On Monday, the Warsaw Finance Committee recommended presenting a budget of $2,207,265 to town council with a significant increase in the water fund and a questionable figure stricken from the proposal.
On April 1, the committee chose to budget $957,665 for the general fund, $489,600 in water and $760,000 for the sewer fund.
The proposed budget incorporated an increase of $281,770 in the water budget from revenue projections of $212,330 for fiscal year 2013.
A loan from People’s Community Bank provided for $277,500 of the increase. Town officials will use $252,500 of the loan to replace well #3 in town and allocate $25,000 to Resource International.
Revenues for the water and sewer fund will range from $700,000 to $740,000 in wastewater user fees and potentially include a $40,000 transfer from the general fund, depending on the rate schedule that the town decides to use.
Town Manager John Slusser noted the rates would be necessitated by the budget; therefore, the committee could not recommend one of three schedules that were recommended to the council by Draper Aden Associates on Tuesday, March 19.
He added that discussion of the rates would be included in the public hearing for the budget.
The proposed general fund initially consisted of $960,165 in revenues and expenditures, but the committee decided against a $2,500 increase in tax contributions to the Richmond County Volunteer Fire Department, a number which Slusser called “controversial.”
For at least the past two years, the budget accounted for a $7,500 contribution, but Slusser recommended a total of $10,000 after he and Mayor Mark Milstead said the fire department sent a letter requested additional aid from the town.
According to Milstead, the added contribution of $2,500 would assist in the maintenance of the fire squad’s vehicles.
Slusser said the question was one of whether or not Warsaw residents wanted to pay taxes for functions that they were already paying for through the county, such as the fire squad and public library.
“Is this a county expense or a town expense?” said Slusser. “Those things that are supported by the county don’t necessarily need to be supported through the town because town residents pay their share of county taxes.
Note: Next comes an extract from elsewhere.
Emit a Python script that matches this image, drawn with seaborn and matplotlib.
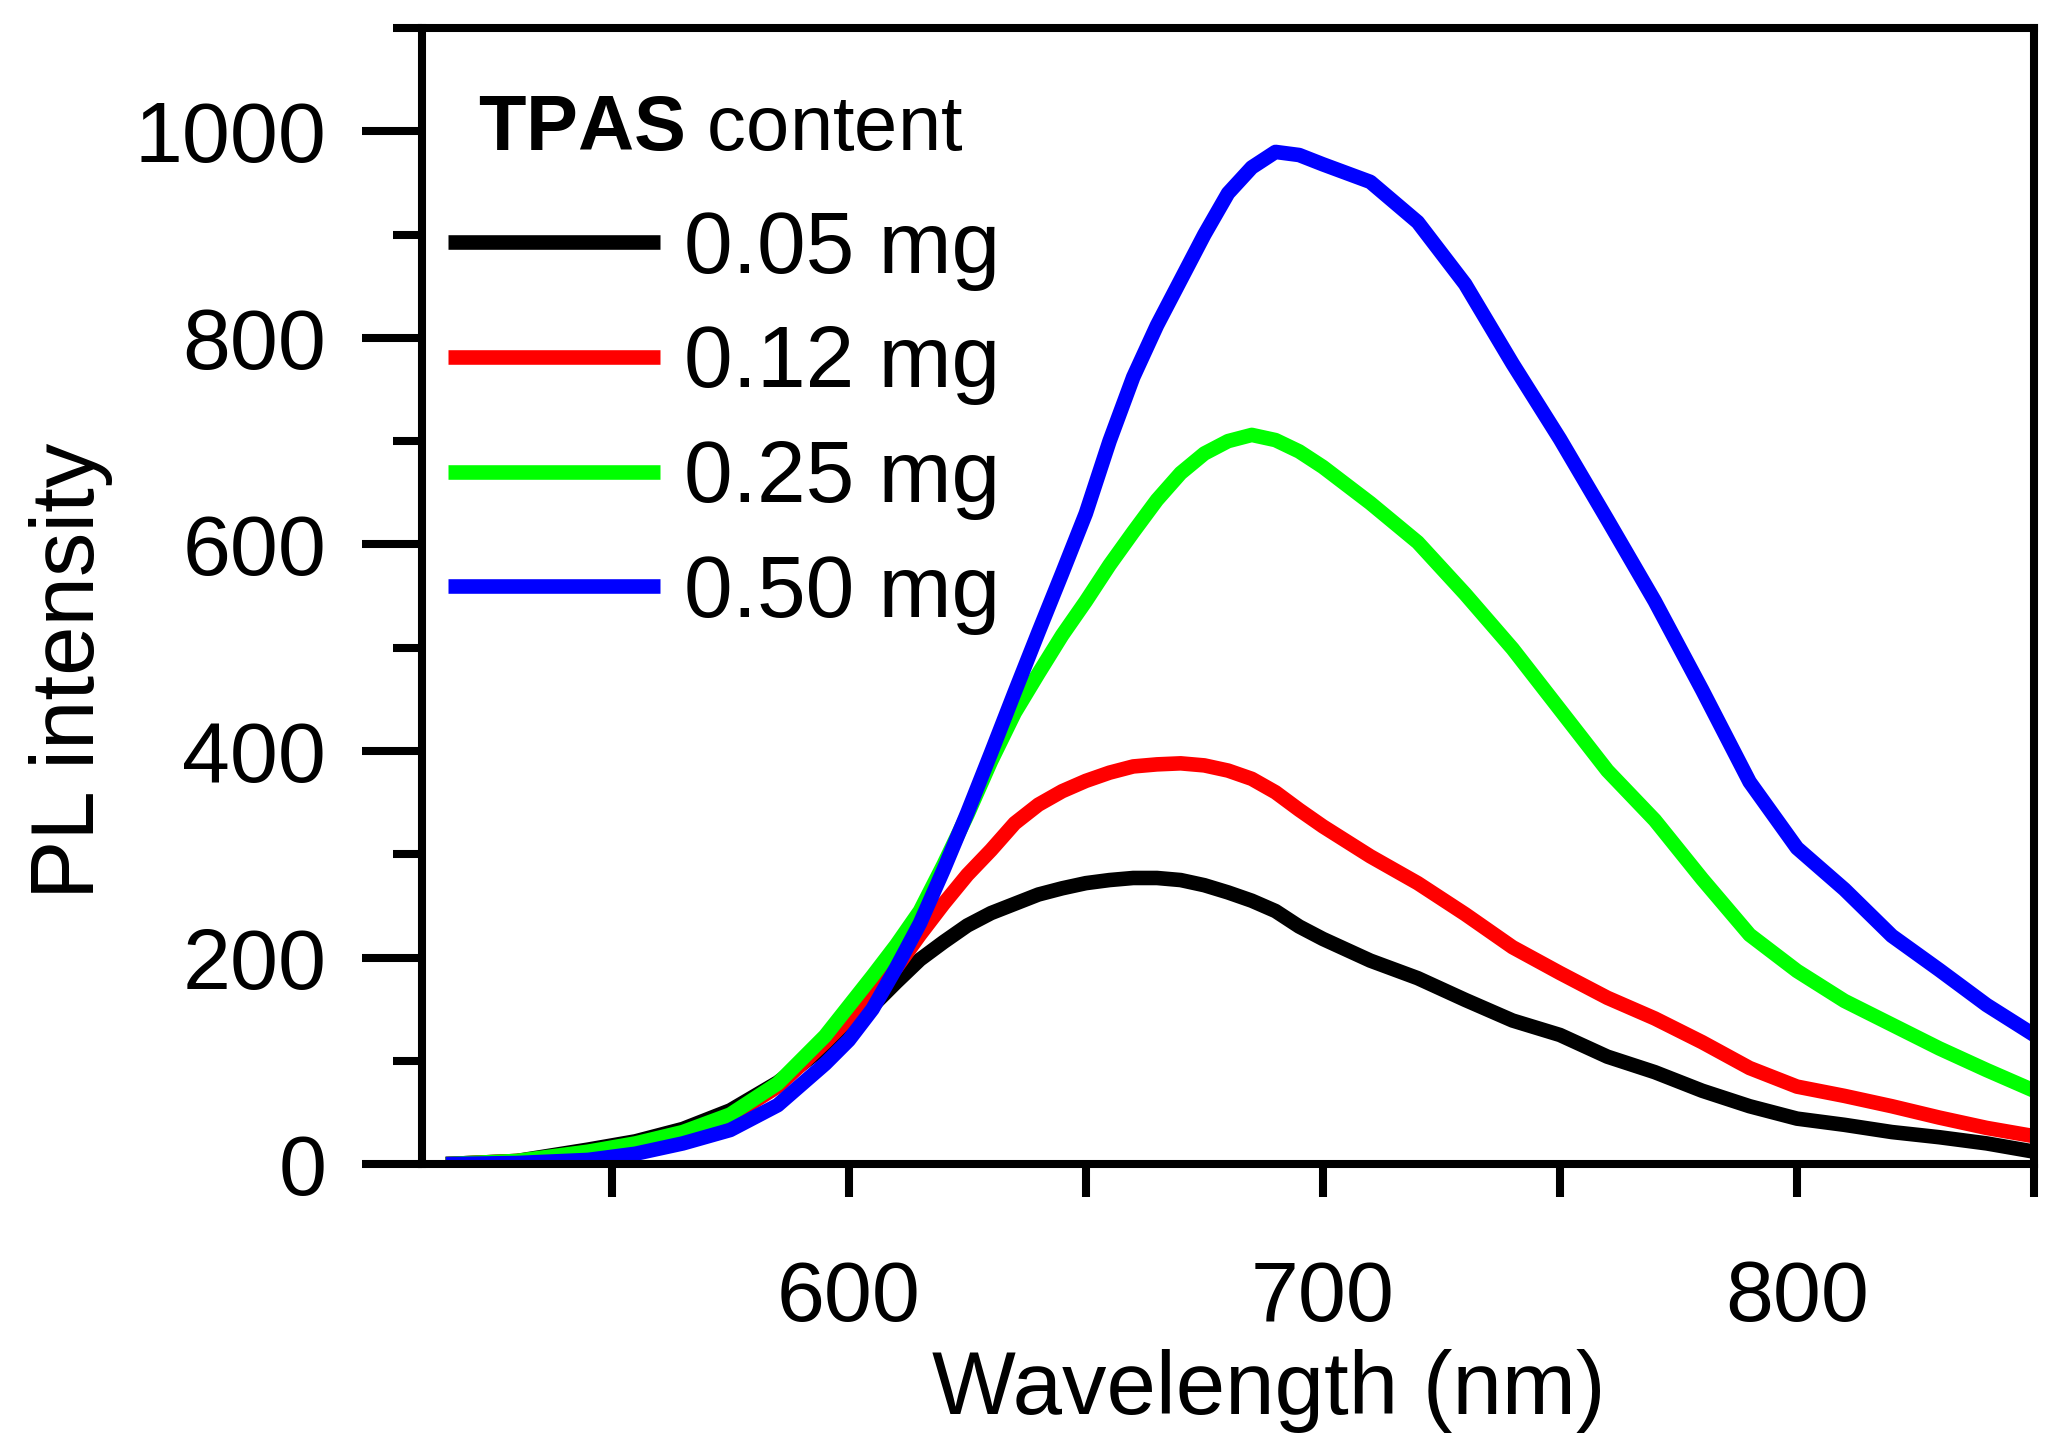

Slusser noted that an additional $2,500 was not a significant amount of money; however, he considered the principle of the matter to be of concern to the community.
“The argument can be made, through town and county taxes, town residents pay a disproportionate share of the expense,” Slusser added.
Wayne Williams, chair of the committee, did not favor the increase.
“I’m in favor of decreasing,” said Williams.
Committee members Wendy Nesbit and Sherry Pierson agreed to keep the contribution at $7,500.
There was also discussion prompted by Williams on eliminating or minimizing a yearly contribution of $8,000 to the Main Street Initiative.
“We weren’t supposed to have a line item [for the initiative] every year,” said Williams, who added that council was supposed to have begun gradually decreasing its contribution per year.
“It’s supposed to be self-supportive,” Williams said of the Main Street Program. “So far, I haven’t seen too much self-support.”
Williams also worried about the Main Street initiative and similar programs mushrooming within the budget.
Slusser said council would be making a terrible mistake if it detracted funds from the initiative, which he claimed was “doing more for the town than any other single program that we had had in the last ten years.”
“We’re talking less than 1 percent of the total budget to support Main Street,” Slusser stressed. “If the town cut the $8,000 contribution, I think that would probably have a devastating effect on the progress and morale [of the program].”
Milstead suggested to the committee that they not make changes to the contribution anytime soon.
“You’re not going to get me to want to decrease the amount because I’m all for the Main Street [Initiative],” said Milstead, who added that he thought it the best thing that had happened to the town “in a long time.”
He added that it was too early in the program’s life span to reduce the town’s aid.
“I think you’d pull the rug out from under their feet if you did it right now,” Milstead told the committee, which decided against recommending a change in the contribution to the initiative.